わたし自身は、臨死体験はありません。しかし、道場の厳然たる修行に於いて数多の死後の霊魂の体験を持っています。厳然たるとは、仏教修行として、そしてそれを行う科学的姿勢として厳格に行い続けたつもりです。その立場から今回は、「臨死体験」について少々述べさせていただきたいと思います。

臨死体験は、古代から報告されて来ました。しかし、かつては死んで帰って来たといった体験を語る人は稀で、これまで臨床の場では、もっぱら死が迫り心身が混乱した人の戯言か幻想であるとして切り捨てられてきたのです。
しかし、近年救急救命医療が発達したことにより、仮死状態から蘇生し、意識を取り戻す例が珍しくなくなり、それと共に臨死体験を公言する人が、急増しました。なおかつその内容に共通性がみられることが少なくなく、「死後に現実の世界が観察できた」とする証言と状況証拠が一致する報告例も多いことから、臨死体験は、人の生と死の境界で発生する現象と認める科学者や医師が特に欧米で増えている、といわれます。
少なくとも現代医学が常識としてきた死の定義を見直し、さらに死後の世界の有無についても真摯に検証すべきではないか、という動きが出てきました。
今やその例は、枚挙にいとまがありませんが、特に世界の医師に臨死体験の現実性を認めさせたのは、1991年アリゾナの病院の手術室で起きた、バム・レイノルズさんの臨死体験です。
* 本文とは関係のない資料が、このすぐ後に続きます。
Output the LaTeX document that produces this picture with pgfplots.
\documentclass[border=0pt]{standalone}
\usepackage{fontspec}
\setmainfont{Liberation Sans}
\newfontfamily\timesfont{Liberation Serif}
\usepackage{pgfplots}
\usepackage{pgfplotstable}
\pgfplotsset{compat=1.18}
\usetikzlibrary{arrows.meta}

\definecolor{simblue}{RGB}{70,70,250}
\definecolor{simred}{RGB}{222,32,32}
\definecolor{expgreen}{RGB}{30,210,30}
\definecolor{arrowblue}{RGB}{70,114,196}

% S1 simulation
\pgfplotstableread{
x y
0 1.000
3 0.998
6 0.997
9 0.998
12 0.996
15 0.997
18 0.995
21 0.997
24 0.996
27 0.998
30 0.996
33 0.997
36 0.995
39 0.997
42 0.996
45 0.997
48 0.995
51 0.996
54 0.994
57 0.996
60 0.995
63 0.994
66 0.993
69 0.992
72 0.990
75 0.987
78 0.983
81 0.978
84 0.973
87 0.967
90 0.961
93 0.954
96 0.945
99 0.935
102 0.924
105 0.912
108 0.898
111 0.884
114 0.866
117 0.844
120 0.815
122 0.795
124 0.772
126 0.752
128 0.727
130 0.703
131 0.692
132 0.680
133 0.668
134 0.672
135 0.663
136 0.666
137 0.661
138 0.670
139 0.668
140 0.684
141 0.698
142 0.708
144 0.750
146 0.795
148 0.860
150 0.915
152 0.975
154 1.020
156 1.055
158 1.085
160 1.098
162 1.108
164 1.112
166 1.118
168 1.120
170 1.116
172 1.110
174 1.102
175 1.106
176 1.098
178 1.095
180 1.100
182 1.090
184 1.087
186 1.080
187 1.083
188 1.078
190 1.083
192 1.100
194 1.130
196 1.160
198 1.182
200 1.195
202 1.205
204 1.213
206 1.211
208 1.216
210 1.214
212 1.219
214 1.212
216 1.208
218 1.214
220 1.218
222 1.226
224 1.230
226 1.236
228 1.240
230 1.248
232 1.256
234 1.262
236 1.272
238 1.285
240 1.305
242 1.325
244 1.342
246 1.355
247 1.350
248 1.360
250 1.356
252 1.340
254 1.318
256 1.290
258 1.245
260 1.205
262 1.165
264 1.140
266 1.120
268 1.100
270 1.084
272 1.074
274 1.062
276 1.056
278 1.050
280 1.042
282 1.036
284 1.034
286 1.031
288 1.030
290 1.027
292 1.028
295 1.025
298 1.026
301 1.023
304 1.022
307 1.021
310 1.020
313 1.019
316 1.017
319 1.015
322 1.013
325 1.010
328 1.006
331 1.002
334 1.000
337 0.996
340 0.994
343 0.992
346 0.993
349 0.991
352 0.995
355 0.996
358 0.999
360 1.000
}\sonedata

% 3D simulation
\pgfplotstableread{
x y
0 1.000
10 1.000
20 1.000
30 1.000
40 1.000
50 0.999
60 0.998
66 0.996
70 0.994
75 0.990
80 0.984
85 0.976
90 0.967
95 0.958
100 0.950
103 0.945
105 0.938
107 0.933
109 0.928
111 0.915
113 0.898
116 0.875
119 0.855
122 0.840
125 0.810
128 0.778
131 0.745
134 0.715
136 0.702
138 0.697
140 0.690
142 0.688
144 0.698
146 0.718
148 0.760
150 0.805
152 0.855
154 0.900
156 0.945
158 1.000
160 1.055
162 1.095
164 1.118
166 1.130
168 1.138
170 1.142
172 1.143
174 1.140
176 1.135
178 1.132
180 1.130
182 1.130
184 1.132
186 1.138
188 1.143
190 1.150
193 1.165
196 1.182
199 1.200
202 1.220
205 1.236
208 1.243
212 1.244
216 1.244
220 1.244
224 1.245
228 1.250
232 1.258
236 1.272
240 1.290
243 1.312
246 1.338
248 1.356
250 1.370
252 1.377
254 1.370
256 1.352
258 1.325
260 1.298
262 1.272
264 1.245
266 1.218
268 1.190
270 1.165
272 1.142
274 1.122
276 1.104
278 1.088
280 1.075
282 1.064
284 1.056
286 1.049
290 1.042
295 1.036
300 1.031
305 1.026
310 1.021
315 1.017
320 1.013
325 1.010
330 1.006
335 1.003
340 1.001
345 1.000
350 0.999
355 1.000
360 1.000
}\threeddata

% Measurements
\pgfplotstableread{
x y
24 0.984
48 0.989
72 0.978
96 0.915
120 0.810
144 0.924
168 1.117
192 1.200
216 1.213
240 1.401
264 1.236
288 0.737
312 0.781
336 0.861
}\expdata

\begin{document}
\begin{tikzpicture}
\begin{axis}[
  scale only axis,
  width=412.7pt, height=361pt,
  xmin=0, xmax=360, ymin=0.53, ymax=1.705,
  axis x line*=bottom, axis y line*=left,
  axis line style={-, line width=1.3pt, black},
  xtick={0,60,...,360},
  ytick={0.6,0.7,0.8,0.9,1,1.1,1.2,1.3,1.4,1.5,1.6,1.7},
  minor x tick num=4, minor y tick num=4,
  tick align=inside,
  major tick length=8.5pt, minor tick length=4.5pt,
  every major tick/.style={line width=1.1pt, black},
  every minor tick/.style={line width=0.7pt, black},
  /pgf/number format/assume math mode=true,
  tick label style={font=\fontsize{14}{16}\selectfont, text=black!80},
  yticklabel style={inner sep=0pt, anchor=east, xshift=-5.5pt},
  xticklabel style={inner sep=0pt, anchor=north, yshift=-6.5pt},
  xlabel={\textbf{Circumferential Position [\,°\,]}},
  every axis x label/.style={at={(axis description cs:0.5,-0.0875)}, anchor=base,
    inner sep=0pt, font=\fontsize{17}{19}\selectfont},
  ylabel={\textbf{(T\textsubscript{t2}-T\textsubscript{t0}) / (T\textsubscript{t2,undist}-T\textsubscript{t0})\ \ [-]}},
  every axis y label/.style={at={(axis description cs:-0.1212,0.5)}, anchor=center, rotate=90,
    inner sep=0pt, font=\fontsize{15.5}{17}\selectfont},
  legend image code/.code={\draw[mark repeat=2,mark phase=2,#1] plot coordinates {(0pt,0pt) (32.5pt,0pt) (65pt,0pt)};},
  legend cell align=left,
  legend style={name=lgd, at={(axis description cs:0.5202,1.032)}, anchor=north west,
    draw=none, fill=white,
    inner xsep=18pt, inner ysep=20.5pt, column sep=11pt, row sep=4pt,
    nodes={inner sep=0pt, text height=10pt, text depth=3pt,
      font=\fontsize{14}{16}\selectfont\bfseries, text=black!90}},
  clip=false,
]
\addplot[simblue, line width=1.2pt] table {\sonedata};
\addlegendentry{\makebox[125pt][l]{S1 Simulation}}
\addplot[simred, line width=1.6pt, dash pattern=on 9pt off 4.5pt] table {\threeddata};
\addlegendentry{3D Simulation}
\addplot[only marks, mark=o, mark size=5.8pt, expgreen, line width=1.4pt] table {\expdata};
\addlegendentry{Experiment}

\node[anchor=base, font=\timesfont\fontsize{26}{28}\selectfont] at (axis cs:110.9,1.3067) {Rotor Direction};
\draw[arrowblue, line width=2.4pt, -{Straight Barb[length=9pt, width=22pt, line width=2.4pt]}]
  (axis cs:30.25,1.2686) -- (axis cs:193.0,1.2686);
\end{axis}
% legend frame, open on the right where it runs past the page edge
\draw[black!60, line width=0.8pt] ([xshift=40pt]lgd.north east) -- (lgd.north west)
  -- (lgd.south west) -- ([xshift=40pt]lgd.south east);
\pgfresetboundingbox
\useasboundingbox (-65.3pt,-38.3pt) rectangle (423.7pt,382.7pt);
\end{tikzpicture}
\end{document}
人工的に心肺停止状態をつくり脳も機能停止しているということが確かめられた上での臨死体験であったために信憑性が高いものと評価されました。オランダの心臓外科医で臨死体験研究者のピム・ヴァン・ロメル博士が、この例に触発され、独自に調べた心肺停止状態から蘇生された患者344人を対象にした臨死体験の臨床研究としての学術論文が、2001年世界的に権威ある医学誌『ランセット』に掲載されました。
殊に注目すべきは、臨死体験をされた方に心境の変化が起こっていることです。例えば、
① 物欲が、薄れた。(臨死体験者の約半数)
② 名誉や社会的地位への関心も薄れる。
③ 大切なものは、愛や思いやり、そして人間関係であると覚る。
④ 死ぬのが怖くなくなる。
人々は、臨死体験というとその不思議現象に目が奪われがちです。しかし、その本質は、まさにここにあると思います。